== GIVEN INSTRUCTION ==
Begin with the line that contains "Output the web" and end with the line that contains "var legendLabels = ['The", transcribing exactly each line in that stretch and no other.

== ENTRIES SUPPLIED ==
■ ■ ■
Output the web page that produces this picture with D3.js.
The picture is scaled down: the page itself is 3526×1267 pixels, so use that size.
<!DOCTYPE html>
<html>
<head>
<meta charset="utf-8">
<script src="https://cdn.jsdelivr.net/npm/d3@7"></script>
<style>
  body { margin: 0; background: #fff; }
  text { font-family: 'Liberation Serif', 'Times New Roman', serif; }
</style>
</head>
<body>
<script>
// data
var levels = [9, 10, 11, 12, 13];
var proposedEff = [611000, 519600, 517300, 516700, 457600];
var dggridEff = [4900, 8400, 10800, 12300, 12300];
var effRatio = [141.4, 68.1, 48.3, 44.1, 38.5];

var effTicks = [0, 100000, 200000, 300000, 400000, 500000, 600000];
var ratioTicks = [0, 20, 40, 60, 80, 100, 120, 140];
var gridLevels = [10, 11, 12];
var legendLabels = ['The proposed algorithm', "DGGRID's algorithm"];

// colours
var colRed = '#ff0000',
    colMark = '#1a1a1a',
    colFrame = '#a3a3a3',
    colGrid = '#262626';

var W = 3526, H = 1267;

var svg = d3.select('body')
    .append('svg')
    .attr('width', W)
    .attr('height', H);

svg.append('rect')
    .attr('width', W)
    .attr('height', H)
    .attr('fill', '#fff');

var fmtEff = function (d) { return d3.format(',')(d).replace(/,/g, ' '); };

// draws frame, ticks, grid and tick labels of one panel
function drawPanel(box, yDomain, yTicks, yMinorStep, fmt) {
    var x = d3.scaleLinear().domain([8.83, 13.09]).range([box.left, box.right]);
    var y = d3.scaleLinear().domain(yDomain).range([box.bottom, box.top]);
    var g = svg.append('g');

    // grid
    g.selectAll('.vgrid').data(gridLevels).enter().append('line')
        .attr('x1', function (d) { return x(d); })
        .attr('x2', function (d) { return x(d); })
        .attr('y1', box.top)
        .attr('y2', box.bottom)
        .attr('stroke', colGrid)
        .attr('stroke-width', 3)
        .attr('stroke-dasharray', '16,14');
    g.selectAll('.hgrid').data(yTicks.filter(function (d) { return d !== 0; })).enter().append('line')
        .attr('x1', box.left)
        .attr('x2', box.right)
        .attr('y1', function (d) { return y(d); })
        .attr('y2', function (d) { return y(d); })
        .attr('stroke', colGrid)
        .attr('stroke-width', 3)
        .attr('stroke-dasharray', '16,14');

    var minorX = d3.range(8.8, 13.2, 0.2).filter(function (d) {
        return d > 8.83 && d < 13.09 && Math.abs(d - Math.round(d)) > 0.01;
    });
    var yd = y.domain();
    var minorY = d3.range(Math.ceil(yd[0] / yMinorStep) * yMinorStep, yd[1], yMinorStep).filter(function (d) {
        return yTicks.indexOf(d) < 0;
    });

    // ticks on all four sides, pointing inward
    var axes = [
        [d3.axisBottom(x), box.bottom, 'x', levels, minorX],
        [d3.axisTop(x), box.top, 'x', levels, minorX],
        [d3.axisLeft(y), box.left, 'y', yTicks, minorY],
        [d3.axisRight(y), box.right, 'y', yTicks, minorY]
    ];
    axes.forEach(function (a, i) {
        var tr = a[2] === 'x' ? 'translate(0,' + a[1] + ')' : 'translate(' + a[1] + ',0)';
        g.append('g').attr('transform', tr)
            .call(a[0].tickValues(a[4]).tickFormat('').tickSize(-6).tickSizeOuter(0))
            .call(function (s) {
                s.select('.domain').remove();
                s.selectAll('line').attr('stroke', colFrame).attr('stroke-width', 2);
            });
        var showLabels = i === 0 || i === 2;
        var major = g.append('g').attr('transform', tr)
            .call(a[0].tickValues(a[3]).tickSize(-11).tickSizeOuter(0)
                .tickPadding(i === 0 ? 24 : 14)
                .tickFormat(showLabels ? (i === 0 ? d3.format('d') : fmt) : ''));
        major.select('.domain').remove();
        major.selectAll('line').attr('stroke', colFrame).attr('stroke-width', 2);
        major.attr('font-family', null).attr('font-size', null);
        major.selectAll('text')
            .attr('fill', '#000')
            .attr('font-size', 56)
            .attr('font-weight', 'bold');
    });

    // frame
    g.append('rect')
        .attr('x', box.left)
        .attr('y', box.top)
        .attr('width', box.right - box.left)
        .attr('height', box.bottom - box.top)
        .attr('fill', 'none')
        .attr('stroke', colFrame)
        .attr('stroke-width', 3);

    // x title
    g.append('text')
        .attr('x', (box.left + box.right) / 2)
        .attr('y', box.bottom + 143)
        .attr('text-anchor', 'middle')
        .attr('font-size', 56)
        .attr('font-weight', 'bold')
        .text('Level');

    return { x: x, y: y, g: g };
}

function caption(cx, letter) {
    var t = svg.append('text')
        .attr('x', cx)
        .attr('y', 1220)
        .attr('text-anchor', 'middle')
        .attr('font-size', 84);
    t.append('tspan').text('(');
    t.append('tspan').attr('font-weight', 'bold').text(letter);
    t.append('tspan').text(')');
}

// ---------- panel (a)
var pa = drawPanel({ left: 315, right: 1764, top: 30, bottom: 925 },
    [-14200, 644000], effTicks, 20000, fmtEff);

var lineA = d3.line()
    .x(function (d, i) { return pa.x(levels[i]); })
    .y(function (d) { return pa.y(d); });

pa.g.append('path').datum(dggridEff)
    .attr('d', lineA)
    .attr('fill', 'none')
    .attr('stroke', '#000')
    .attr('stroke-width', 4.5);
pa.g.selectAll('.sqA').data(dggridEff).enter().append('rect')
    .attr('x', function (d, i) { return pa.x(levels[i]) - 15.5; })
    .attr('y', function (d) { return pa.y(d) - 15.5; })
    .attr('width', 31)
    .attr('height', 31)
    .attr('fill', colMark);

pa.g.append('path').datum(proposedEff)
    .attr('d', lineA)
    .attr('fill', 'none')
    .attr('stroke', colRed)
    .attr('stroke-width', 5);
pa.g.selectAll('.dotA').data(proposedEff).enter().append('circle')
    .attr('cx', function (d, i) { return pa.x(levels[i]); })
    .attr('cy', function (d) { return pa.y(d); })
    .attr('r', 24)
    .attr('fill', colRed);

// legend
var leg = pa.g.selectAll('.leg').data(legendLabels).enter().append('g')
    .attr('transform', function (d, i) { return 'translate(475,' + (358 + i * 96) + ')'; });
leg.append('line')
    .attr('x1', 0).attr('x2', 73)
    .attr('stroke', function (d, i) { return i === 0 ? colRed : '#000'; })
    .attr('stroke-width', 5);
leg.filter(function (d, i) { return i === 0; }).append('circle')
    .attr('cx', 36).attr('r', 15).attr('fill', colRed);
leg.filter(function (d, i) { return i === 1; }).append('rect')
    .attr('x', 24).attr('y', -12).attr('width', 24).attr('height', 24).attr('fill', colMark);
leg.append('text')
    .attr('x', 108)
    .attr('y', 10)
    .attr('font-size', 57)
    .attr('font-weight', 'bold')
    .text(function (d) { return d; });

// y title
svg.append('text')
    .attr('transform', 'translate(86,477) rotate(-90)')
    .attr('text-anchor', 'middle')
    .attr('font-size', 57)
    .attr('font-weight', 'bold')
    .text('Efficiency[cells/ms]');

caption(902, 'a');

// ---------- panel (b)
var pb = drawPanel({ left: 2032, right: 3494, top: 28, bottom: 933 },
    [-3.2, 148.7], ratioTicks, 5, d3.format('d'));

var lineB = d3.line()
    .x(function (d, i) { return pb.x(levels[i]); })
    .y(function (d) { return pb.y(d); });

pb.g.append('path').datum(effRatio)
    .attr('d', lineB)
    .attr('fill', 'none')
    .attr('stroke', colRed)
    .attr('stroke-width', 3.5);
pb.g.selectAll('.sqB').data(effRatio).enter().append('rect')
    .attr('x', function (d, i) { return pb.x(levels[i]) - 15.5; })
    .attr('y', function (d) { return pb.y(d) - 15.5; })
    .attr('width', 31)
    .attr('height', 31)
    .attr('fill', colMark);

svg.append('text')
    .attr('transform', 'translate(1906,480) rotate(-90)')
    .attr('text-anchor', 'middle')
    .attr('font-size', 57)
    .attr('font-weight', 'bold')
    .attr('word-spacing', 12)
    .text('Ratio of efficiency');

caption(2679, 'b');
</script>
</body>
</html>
■ ■ ■
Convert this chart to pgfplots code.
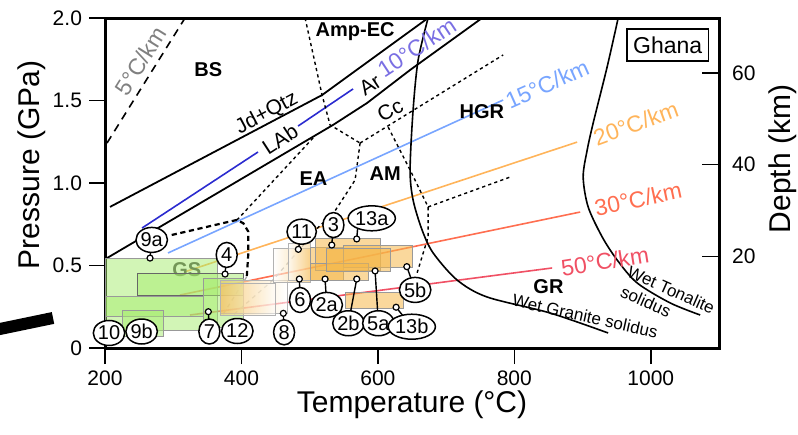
■ ■ ■
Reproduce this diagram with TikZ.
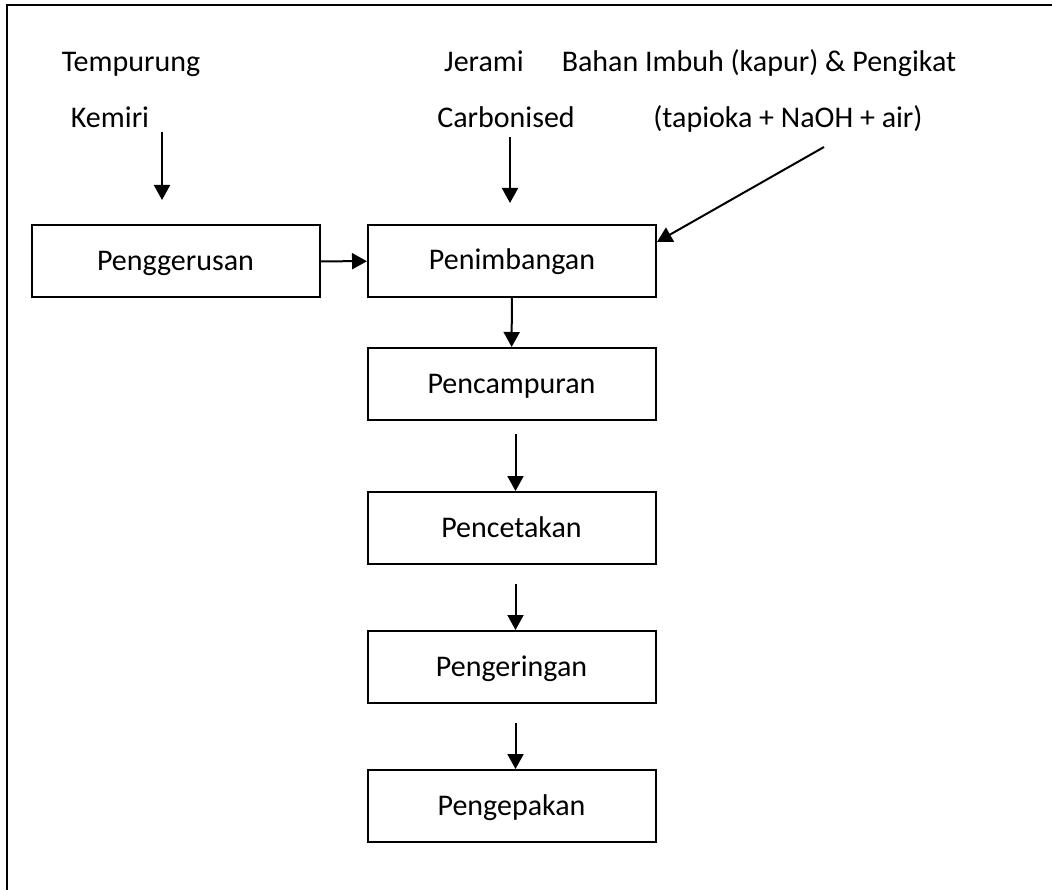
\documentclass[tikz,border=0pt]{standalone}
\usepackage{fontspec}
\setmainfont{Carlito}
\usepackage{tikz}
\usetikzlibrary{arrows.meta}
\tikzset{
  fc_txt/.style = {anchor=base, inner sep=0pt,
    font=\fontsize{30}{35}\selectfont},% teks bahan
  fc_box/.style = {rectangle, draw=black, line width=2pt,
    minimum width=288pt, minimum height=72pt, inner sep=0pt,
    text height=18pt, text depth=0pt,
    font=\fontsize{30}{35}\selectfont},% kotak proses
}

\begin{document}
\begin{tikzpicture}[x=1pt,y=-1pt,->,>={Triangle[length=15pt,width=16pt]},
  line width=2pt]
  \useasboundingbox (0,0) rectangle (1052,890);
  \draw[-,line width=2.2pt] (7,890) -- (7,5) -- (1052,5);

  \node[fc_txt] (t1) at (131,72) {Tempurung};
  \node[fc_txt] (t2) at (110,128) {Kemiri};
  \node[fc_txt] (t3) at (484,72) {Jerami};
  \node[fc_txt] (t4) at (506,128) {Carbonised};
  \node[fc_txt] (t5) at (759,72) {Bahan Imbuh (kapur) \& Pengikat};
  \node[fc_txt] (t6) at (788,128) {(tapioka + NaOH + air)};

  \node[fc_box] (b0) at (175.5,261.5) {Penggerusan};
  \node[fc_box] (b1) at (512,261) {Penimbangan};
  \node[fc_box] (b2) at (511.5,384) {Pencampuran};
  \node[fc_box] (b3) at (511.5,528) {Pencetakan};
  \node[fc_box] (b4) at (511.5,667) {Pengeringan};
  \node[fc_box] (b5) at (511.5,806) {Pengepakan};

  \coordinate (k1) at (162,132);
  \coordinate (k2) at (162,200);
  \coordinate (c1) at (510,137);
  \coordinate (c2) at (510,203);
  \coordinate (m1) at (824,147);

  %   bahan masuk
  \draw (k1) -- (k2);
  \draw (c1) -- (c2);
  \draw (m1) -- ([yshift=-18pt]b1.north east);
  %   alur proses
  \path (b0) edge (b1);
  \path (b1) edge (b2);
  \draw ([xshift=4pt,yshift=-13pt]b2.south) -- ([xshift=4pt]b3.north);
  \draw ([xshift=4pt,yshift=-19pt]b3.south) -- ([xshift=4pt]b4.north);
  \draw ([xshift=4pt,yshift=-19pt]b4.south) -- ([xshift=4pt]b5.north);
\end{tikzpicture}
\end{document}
■ ■ ■
== PROBLEM SOLUTION ==
Output the web page that produces this picture with D3.js.
The picture is scaled down: the page itself is 3526×1267 pixels, so use that size.
<!DOCTYPE html>
<html>
<head>
<meta charset="utf-8">
<script src="https://cdn.jsdelivr.net/npm/d3@7"></script>
<style>
  body { margin: 0; background: #fff; }
  text { font-family: 'Liberation Serif', 'Times New Roman', serif; }
</style>
</head>
<body>
<script>
// data
var levels = [9, 10, 11, 12, 13];
var proposedEff = [611000, 519600, 517300, 516700, 457600];
var dggridEff = [4900, 8400, 10800, 12300, 12300];
var effRatio = [141.4, 68.1, 48.3, 44.1, 38.5];

var effTicks = [0, 100000, 200000, 300000, 400000, 500000, 600000];
var ratioTicks = [0, 20, 40, 60, 80, 100, 120, 140];
var gridLevels = [10, 11, 12];
var legendLabels = ['The proposed algorithm', "DGGRID's algorithm"];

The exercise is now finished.